▶ **Provided material**:
╭──

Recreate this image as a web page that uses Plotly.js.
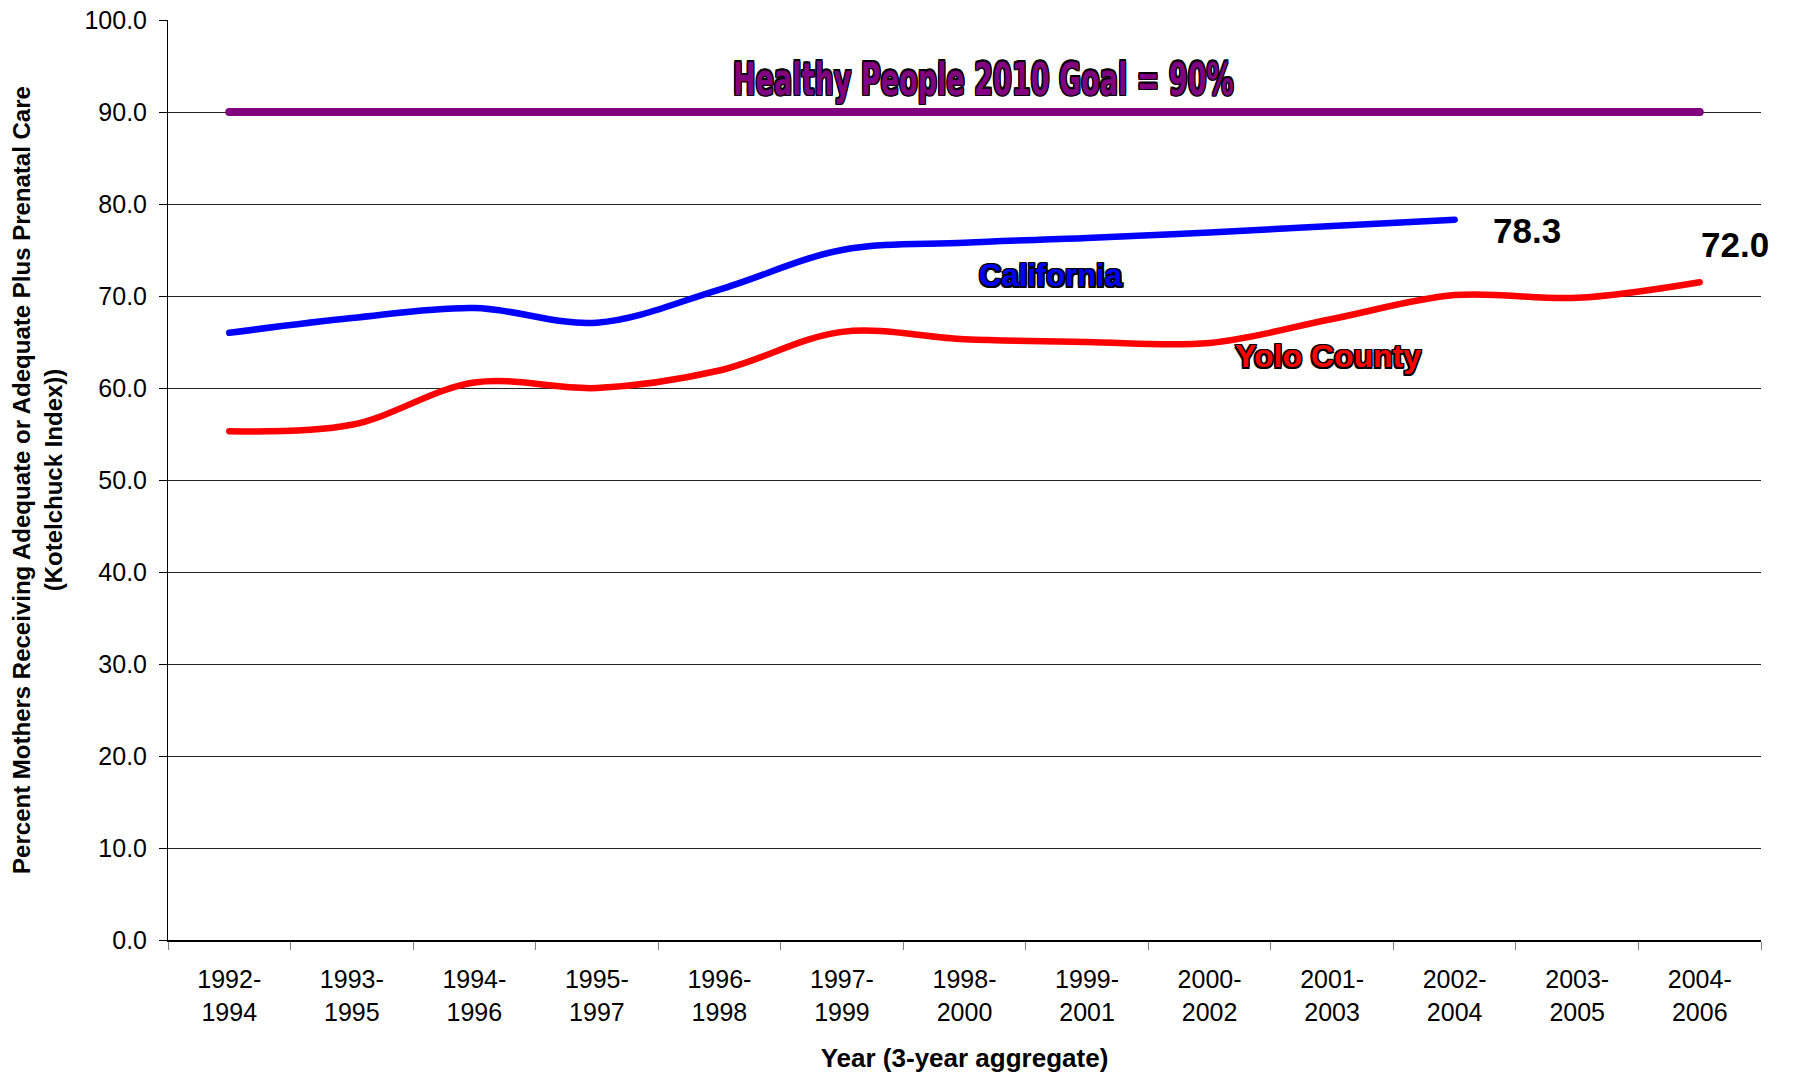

╰──
╭──

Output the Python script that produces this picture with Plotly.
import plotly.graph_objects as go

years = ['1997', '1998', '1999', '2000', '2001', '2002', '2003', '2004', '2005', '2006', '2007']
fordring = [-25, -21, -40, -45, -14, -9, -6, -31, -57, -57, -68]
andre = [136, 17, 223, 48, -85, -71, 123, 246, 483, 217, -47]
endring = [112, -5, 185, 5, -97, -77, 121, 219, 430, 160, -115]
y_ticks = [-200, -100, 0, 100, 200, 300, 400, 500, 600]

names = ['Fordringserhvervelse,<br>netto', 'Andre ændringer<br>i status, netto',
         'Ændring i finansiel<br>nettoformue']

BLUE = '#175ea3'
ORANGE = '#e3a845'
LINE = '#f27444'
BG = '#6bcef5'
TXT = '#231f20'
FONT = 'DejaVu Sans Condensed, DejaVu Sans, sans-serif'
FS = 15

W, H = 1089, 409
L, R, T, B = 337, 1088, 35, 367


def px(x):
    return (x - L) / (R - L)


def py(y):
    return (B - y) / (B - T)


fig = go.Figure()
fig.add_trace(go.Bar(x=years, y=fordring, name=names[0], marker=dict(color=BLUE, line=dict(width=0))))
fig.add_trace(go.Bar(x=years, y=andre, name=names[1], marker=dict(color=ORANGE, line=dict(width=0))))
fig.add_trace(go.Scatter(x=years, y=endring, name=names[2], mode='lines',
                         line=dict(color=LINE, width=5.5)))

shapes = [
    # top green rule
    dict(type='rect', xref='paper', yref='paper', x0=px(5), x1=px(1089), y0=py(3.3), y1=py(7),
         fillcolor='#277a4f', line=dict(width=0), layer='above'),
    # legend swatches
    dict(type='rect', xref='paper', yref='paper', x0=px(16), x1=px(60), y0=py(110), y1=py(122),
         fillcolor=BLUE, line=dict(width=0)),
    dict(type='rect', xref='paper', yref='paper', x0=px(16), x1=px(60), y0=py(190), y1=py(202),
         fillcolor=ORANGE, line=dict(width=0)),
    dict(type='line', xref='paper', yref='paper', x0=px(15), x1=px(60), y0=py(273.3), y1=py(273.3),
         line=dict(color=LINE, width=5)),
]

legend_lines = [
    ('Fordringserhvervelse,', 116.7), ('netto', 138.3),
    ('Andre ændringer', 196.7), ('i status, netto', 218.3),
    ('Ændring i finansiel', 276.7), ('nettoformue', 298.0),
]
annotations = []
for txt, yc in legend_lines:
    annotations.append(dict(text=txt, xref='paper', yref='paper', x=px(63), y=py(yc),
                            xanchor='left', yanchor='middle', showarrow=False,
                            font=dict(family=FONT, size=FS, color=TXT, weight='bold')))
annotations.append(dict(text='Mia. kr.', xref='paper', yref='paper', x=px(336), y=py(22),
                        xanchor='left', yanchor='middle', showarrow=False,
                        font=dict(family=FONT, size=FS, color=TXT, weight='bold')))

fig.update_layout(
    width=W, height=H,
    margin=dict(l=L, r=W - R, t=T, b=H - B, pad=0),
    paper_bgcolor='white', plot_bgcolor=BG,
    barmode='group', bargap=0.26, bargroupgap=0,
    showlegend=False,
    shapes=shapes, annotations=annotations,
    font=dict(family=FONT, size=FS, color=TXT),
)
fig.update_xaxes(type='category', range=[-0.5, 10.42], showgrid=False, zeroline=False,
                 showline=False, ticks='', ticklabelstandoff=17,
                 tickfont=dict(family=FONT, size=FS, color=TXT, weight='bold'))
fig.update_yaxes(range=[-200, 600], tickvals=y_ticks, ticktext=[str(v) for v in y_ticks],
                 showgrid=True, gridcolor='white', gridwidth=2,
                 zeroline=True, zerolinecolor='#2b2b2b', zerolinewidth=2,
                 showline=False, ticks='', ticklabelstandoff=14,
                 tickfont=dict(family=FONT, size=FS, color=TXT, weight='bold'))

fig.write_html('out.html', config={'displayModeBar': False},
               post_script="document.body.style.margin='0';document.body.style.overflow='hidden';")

╰──
╭──

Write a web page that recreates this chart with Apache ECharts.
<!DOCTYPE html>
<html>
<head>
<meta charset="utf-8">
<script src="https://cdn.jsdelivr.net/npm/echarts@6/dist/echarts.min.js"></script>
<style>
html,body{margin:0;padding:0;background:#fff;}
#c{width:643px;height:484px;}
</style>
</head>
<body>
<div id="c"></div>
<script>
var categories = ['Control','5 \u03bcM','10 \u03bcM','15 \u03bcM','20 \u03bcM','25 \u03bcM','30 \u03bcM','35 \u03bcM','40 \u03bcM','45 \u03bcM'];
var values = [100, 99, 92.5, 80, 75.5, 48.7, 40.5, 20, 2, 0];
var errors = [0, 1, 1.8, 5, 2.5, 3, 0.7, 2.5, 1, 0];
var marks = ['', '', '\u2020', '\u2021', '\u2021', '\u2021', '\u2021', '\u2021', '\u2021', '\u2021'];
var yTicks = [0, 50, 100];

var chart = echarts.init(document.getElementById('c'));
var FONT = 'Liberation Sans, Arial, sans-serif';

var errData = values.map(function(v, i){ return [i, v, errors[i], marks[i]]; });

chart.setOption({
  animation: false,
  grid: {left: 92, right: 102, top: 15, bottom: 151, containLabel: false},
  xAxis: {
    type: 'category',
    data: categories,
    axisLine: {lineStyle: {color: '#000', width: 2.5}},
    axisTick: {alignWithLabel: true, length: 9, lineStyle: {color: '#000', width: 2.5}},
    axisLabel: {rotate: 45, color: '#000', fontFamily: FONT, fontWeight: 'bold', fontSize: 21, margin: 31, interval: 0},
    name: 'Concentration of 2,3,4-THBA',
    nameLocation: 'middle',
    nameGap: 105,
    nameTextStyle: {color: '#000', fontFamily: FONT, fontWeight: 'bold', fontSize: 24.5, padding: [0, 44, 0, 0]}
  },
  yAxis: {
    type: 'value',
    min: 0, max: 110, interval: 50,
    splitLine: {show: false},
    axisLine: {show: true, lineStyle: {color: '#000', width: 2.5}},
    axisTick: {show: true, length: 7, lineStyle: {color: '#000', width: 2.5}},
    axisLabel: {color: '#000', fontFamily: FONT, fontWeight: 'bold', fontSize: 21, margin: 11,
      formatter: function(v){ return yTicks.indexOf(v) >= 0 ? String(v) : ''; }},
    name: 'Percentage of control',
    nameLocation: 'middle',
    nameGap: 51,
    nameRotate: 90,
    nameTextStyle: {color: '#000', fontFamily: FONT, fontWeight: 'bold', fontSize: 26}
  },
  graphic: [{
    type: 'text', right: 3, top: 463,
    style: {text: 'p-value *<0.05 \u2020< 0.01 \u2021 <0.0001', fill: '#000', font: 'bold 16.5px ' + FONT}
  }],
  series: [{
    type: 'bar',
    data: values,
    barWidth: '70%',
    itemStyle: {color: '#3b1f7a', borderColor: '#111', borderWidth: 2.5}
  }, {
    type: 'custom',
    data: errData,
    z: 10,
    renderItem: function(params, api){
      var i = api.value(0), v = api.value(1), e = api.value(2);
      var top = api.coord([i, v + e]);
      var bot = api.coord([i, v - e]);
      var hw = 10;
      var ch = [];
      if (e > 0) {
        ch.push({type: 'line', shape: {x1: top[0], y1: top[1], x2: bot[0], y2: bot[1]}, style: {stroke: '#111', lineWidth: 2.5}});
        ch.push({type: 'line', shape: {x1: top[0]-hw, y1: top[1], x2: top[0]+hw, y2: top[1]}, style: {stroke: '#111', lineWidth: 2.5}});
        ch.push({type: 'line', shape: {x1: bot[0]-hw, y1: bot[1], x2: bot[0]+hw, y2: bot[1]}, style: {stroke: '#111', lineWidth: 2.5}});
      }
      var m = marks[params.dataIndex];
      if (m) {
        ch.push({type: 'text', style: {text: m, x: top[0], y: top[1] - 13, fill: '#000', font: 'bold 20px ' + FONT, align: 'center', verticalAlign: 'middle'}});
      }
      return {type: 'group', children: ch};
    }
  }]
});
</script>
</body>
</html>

╰──

▶ **Requirement**:
Extract verbatim only those lines that run from the line with "Output the Python" to the line with "import plotly.graph_objects as go", inclusive.

▶ **Task answer**:
Output the Python script that produces this picture with Plotly.
import plotly.graph_objects as go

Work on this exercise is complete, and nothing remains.